To do – Leave out the pictures and reproduce all of the data exactly.

--- BEGIN ---

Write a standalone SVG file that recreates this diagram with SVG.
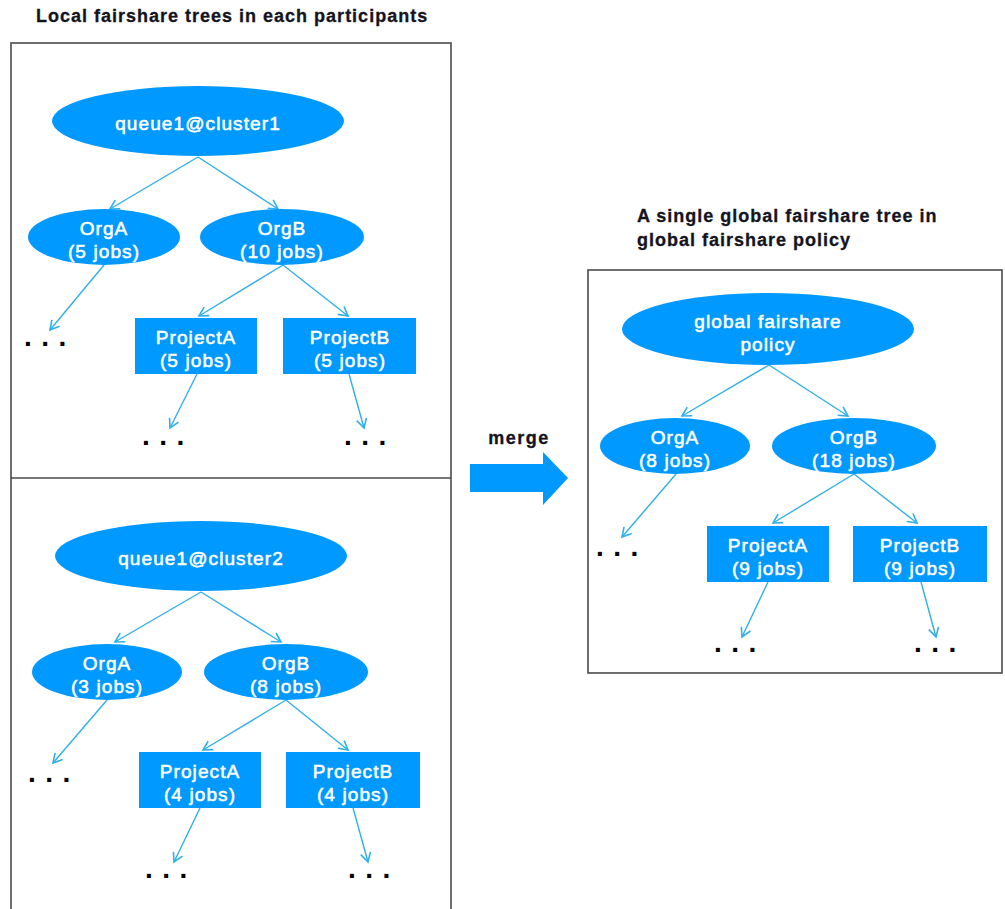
<svg xmlns="http://www.w3.org/2000/svg" width="1005" height="909" viewBox="0 0 1005 909">
  <defs>
    <marker id="chev" markerUnits="userSpaceOnUse" markerWidth="14" markerHeight="14" viewBox="-11 -7 14 14" refX="0" refY="0" orient="auto">
      <path d="M-9,-5 L0,0 L-9,5" fill="none" stroke="#2fb0e8" stroke-width="1.6" stroke-linejoin="miter"/>
    </marker>
    <style>
      .frame { fill: #ffffff; stroke: #4a4a4a; stroke-width: 1.6; }
      .title { font-family: "Liberation Sans", Arial, sans-serif; font-weight: bold; font-size: 18px; letter-spacing: 1px; fill: #14141e; stroke: #14141e; stroke-width: 0.3; }
      .node { fill: #0099ff; }
      .lbl { font-family: "Liberation Sans", Arial, sans-serif; font-size: 19px; letter-spacing: 1.1px; fill: #ffffff; stroke: #ffffff; stroke-width: 0.55; text-anchor: middle; }
      .dots { font-family: "Liberation Sans", Arial, sans-serif; font-weight: bold; font-size: 28px; letter-spacing: 9.5px; fill: #000000; }
      .conn line { stroke: #2fb0e8; stroke-width: 1.4; marker-end: url(#chev); }
    </style>
  </defs>

  <rect width="1005" height="909" fill="#ffffff"/>

  <!-- frames -->
  <g id="frames">
    <rect class="frame" x="11" y="43" width="440" height="880"/>
    <line x1="11" y1="478" x2="451" y2="478" stroke="#4a4a4a" stroke-width="1.6"/>
    <rect class="frame" x="588" y="270" width="414" height="403"/>
  </g>

  <!-- headings -->
  <text class="title" x="36" y="22">Local fairshare trees in each participants</text>
  <text class="title" x="637" y="222">A single global fairshare tree in</text>
  <text class="title" x="637" y="246">global fairshare policy</text>

  <!-- merge arrow -->
  <g id="merge">
    <text class="title" x="519" y="444" text-anchor="middle" style="letter-spacing:1.5px">merge</text>
    <polygon points="470,464 543,464 543,452 568,478 543,505 543,492 470,492" fill="#0099ff"/>
  </g>

  <!-- connectors -->
  <g id="connectors" class="conn">
    <!-- cluster1 tree -->
    <line x1="198" y1="157" x2="110" y2="209"/>
    <line x1="198" y1="157" x2="278" y2="209"/>
    <line x1="104" y1="265" x2="50" y2="330"/>
    <line x1="283" y1="265" x2="199" y2="316"/>
    <line x1="283" y1="265" x2="348" y2="316"/>
    <line x1="197" y1="374" x2="170" y2="428"/>
    <line x1="349" y1="374" x2="364" y2="428"/>
    <!-- cluster2 tree -->
    <line x1="201" y1="592" x2="115" y2="642"/>
    <line x1="201" y1="592" x2="281" y2="642"/>
    <line x1="107" y1="700" x2="53" y2="763"/>
    <line x1="286" y1="700" x2="203" y2="750"/>
    <line x1="286" y1="700" x2="348" y2="750"/>
    <line x1="200" y1="808" x2="174" y2="862"/>
    <line x1="353" y1="808" x2="368" y2="862"/>
    <!-- global tree -->
    <line x1="769" y1="365" x2="682" y2="416"/>
    <line x1="769" y1="365" x2="848" y2="416"/>
    <line x1="676" y1="474" x2="622" y2="537"/>
    <line x1="854" y1="474" x2="773" y2="523"/>
    <line x1="854" y1="474" x2="917" y2="523"/>
    <line x1="768" y1="582" x2="742" y2="637"/>
    <line x1="921" y1="582" x2="936" y2="637"/>
  </g>

  <!-- cluster1 tree -->
  <g id="c1-root">
    <ellipse class="node" cx="198" cy="121" rx="146" ry="35"/>
    <text class="lbl" x="198" y="130">queue1@cluster1</text>
  </g>
  <g id="c1-orga">
    <ellipse class="node" cx="104" cy="237" rx="76" ry="28"/>
    <text class="lbl" x="104" y="235">OrgA</text>
    <text class="lbl" x="104" y="258">(5 jobs)</text>
  </g>
  <g id="c1-orgb">
    <ellipse class="node" cx="282" cy="237" rx="82" ry="28"/>
    <text class="lbl" x="282" y="235">OrgB</text>
    <text class="lbl" x="282" y="258">(10 jobs)</text>
  </g>
  <g id="c1-proja">
    <rect class="node" x="135" y="318" width="122" height="56"/>
    <text class="lbl" x="196" y="344">ProjectA</text>
    <text class="lbl" x="196" y="367">(5 jobs)</text>
  </g>
  <g id="c1-projb">
    <rect class="node" x="283" y="318" width="133" height="56"/>
    <text class="lbl" x="350" y="344">ProjectB</text>
    <text class="lbl" x="350" y="367">(5 jobs)</text>
  </g>
  <g id="c1-more">
    <text class="dots" x="24" y="346">...</text>
    <text class="dots" x="142" y="445">...</text>
    <text class="dots" x="344" y="445">...</text>
  </g>

  <!-- cluster2 tree -->
  <g id="c2-root">
    <ellipse class="node" cx="201" cy="556" rx="146" ry="35"/>
    <text class="lbl" x="201" y="565">queue1@cluster2</text>
  </g>
  <g id="c2-orga">
    <ellipse class="node" cx="107" cy="672" rx="75" ry="28"/>
    <text class="lbl" x="107" y="670">OrgA</text>
    <text class="lbl" x="107" y="693">(3 jobs)</text>
  </g>
  <g id="c2-orgb">
    <ellipse class="node" cx="286" cy="672" rx="82" ry="28"/>
    <text class="lbl" x="286" y="670">OrgB</text>
    <text class="lbl" x="286" y="693">(8 jobs)</text>
  </g>
  <g id="c2-proja">
    <rect class="node" x="139" y="752" width="122" height="56"/>
    <text class="lbl" x="200" y="778">ProjectA</text>
    <text class="lbl" x="200" y="801">(4 jobs)</text>
  </g>
  <g id="c2-projb">
    <rect class="node" x="286" y="752" width="134" height="56"/>
    <text class="lbl" x="353" y="778">ProjectB</text>
    <text class="lbl" x="353" y="801">(4 jobs)</text>
  </g>
  <g id="c2-more">
    <text class="dots" x="28" y="782">...</text>
    <text class="dots" x="145" y="878">...</text>
    <text class="dots" x="348" y="878">...</text>
  </g>

  <!-- global tree -->
  <g id="g-root">
    <ellipse class="node" cx="768" cy="329" rx="146" ry="36"/>
    <text class="lbl" x="768" y="328">global fairshare</text>
    <text class="lbl" x="768" y="351">policy</text>
  </g>
  <g id="g-orga">
    <ellipse class="node" cx="675" cy="446" rx="75" ry="28"/>
    <text class="lbl" x="675" y="444">OrgA</text>
    <text class="lbl" x="675" y="467">(8 jobs)</text>
  </g>
  <g id="g-orgb">
    <ellipse class="node" cx="854" cy="446" rx="82" ry="28"/>
    <text class="lbl" x="854" y="444">OrgB</text>
    <text class="lbl" x="854" y="467">(18 jobs)</text>
  </g>
  <g id="g-proja">
    <rect class="node" x="707" y="526" width="122" height="56"/>
    <text class="lbl" x="768" y="552">ProjectA</text>
    <text class="lbl" x="768" y="575">(9 jobs)</text>
  </g>
  <g id="g-projb">
    <rect class="node" x="853" y="526" width="134" height="56"/>
    <text class="lbl" x="920" y="552">ProjectB</text>
    <text class="lbl" x="920" y="575">(9 jobs)</text>
  </g>
  <g id="g-more">
    <text class="dots" x="596" y="556">...</text>
    <text class="dots" x="714" y="652">...</text>
    <text class="dots" x="914" y="652">...</text>
  </g>
</svg>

--- END ---

Result –
Write a standalone SVG file that recreates this diagram with SVG.
<svg xmlns="http://www.w3.org/2000/svg" width="1005" height="909" viewBox="0 0 1005 909">
  <defs>
    <marker id="chev" markerUnits="userSpaceOnUse" markerWidth="14" markerHeight="14" viewBox="-11 -7 14 14" refX="0" refY="0" orient="auto">
      <path d="M-9,-5 L0,0 L-9,5" fill="none" stroke="#2fb0e8" stroke-width="1.6" stroke-linejoin="miter"/>
    </marker>
    <style>
      .frame { fill: #ffffff; stroke: #4a4a4a; stroke-width: 1.6; }
      .title { font-family: "Liberation Sans", Arial, sans-serif; font-weight: bold; font-size: 18px; letter-spacing: 1px; fill: #14141e; stroke: #14141e; stroke-width: 0.3; }
      .node { fill: #0099ff; }
      .lbl { font-family: "Liberation Sans", Arial, sans-serif; font-size: 19px; letter-spacing: 1.1px; fill: #ffffff; stroke: #ffffff; stroke-width: 0.55; text-anchor: middle; }
      .dots { font-family: "Liberation Sans", Arial, sans-serif; font-weight: bold; font-size: 28px; letter-spacing: 9.5px; fill: #000000; }
      .conn line { stroke: #2fb0e8; stroke-width: 1.4; marker-end: url(#chev); }
    </style>
  </defs>

  <rect width="1005" height="909" fill="#ffffff"/>

  <!-- frames -->
  <g id="frames">
    <rect class="frame" x="11" y="43" width="440" height="880"/>
    <line x1="11" y1="478" x2="451" y2="478" stroke="#4a4a4a" stroke-width="1.6"/>
    <rect class="frame" x="588" y="270" width="414" height="403"/>
  </g>

  <!-- headings -->
  <text class="title" x="36" y="22">Local fairshare trees in each participants</text>
  <text class="title" x="637" y="222">A single global fairshare tree in</text>
  <text class="title" x="637" y="246">global fairshare policy</text>

  <!-- merge arrow -->
  <g id="merge">
    <text class="title" x="519" y="444" text-anchor="middle" style="letter-spacing:1.5px">merge</text>
    <polygon points="470,464 543,464 543,452 568,478 543,505 543,492 470,492" fill="#0099ff"/>
  </g>

  <!-- connectors -->
  <g id="connectors" class="conn">
    <!-- cluster1 tree -->
    <line x1="198" y1="157" x2="110" y2="209"/>
    <line x1="198" y1="157" x2="278" y2="209"/>
    <line x1="104" y1="265" x2="50" y2="330"/>
    <line x1="283" y1="265" x2="199" y2="316"/>
    <line x1="283" y1="265" x2="348" y2="316"/>
    <line x1="197" y1="374" x2="170" y2="428"/>
    <line x1="349" y1="374" x2="364" y2="428"/>
    <!-- cluster2 tree -->
    <line x1="201" y1="592" x2="115" y2="642"/>
    <line x1="201" y1="592" x2="281" y2="642"/>
    <line x1="107" y1="700" x2="53" y2="763"/>
    <line x1="286" y1="700" x2="203" y2="750"/>
    <line x1="286" y1="700" x2="348" y2="750"/>
    <line x1="200" y1="808" x2="174" y2="862"/>
    <line x1="353" y1="808" x2="368" y2="862"/>
    <!-- global tree -->
    <line x1="769" y1="365" x2="682" y2="416"/>
    <line x1="769" y1="365" x2="848" y2="416"/>
    <line x1="676" y1="474" x2="622" y2="537"/>
    <line x1="854" y1="474" x2="773" y2="523"/>
    <line x1="854" y1="474" x2="917" y2="523"/>
    <line x1="768" y1="582" x2="742" y2="637"/>
    <line x1="921" y1="582" x2="936" y2="637"/>
  </g>

  <!-- cluster1 tree -->
  <g id="c1-root">
    <ellipse class="node" cx="198" cy="121" rx="146" ry="35"/>
    <text class="lbl" x="198" y="130">queue1@cluster1</text>
  </g>
  <g id="c1-orga">
    <ellipse class="node" cx="104" cy="237" rx="76" ry="28"/>
    <text class="lbl" x="104" y="235">OrgA</text>
    <text class="lbl" x="104" y="258">(5 jobs)</text>
  </g>
  <g id="c1-orgb">
    <ellipse class="node" cx="282" cy="237" rx="82" ry="28"/>
    <text class="lbl" x="282" y="235">OrgB</text>
    <text class="lbl" x="282" y="258">(10 jobs)</text>
  </g>
  <g id="c1-proja">
    <rect class="node" x="135" y="318" width="122" height="56"/>
    <text class="lbl" x="196" y="344">ProjectA</text>
    <text class="lbl" x="196" y="367">(5 jobs)</text>
  </g>
  <g id="c1-projb">
    <rect class="node" x="283" y="318" width="133" height="56"/>
    <text class="lbl" x="350" y="344">ProjectB</text>
    <text class="lbl" x="350" y="367">(5 jobs)</text>
  </g>
  <g id="c1-more">
    <text class="dots" x="24" y="346">...</text>
    <text class="dots" x="142" y="445">...</text>
    <text class="dots" x="344" y="445">...</text>
  </g>

  <!-- cluster2 tree -->
  <g id="c2-root">
    <ellipse class="node" cx="201" cy="556" rx="146" ry="35"/>
    <text class="lbl" x="201" y="565">queue1@cluster2</text>
  </g>
  <g id="c2-orga">
    <ellipse class="node" cx="107" cy="672" rx="75" ry="28"/>
    <text class="lbl" x="107" y="670">OrgA</text>
    <text class="lbl" x="107" y="693">(3 jobs)</text>
  </g>
  <g id="c2-orgb">
    <ellipse class="node" cx="286" cy="672" rx="82" ry="28"/>
    <text class="lbl" x="286" y="670">OrgB</text>
    <text class="lbl" x="286" y="693">(8 jobs)</text>
  </g>
  <g id="c2-proja">
    <rect class="node" x="139" y="752" width="122" height="56"/>
    <text class="lbl" x="200" y="778">ProjectA</text>
    <text class="lbl" x="200" y="801">(4 jobs)</text>
  </g>
  <g id="c2-projb">
    <rect class="node" x="286" y="752" width="134" height="56"/>
    <text class="lbl" x="353" y="778">ProjectB</text>
    <text class="lbl" x="353" y="801">(4 jobs)</text>
  </g>
  <g id="c2-more">
    <text class="dots" x="28" y="782">...</text>
    <text class="dots" x="145" y="878">...</text>
    <text class="dots" x="348" y="878">...</text>
  </g>

  <!-- global tree -->
  <g id="g-root">
    <ellipse class="node" cx="768" cy="329" rx="146" ry="36"/>
    <text class="lbl" x="768" y="328">global fairshare</text>
    <text class="lbl" x="768" y="351">policy</text>
  </g>
  <g id="g-orga">
    <ellipse class="node" cx="675" cy="446" rx="75" ry="28"/>
    <text class="lbl" x="675" y="444">OrgA</text>
    <text class="lbl" x="675" y="467">(8 jobs)</text>
  </g>
  <g id="g-orgb">
    <ellipse class="node" cx="854" cy="446" rx="82" ry="28"/>
    <text class="lbl" x="854" y="444">OrgB</text>
    <text class="lbl" x="854" y="467">(18 jobs)</text>
  </g>
  <g id="g-proja">
    <rect class="node" x="707" y="526" width="122" height="56"/>
    <text class="lbl" x="768" y="552">ProjectA</text>
    <text class="lbl" x="768" y="575">(9 jobs)</text>
  </g>
  <g id="g-projb">
    <rect class="node" x="853" y="526" width="134" height="56"/>
    <text class="lbl" x="920" y="552">ProjectB</text>
    <text class="lbl" x="920" y="575">(9 jobs)</text>
  </g>
  <g id="g-more">
    <text class="dots" x="596" y="556">...</text>
    <text class="dots" x="714" y="652">...</text>
    <text class="dots" x="914" y="652">...</text>
  </g>
</svg>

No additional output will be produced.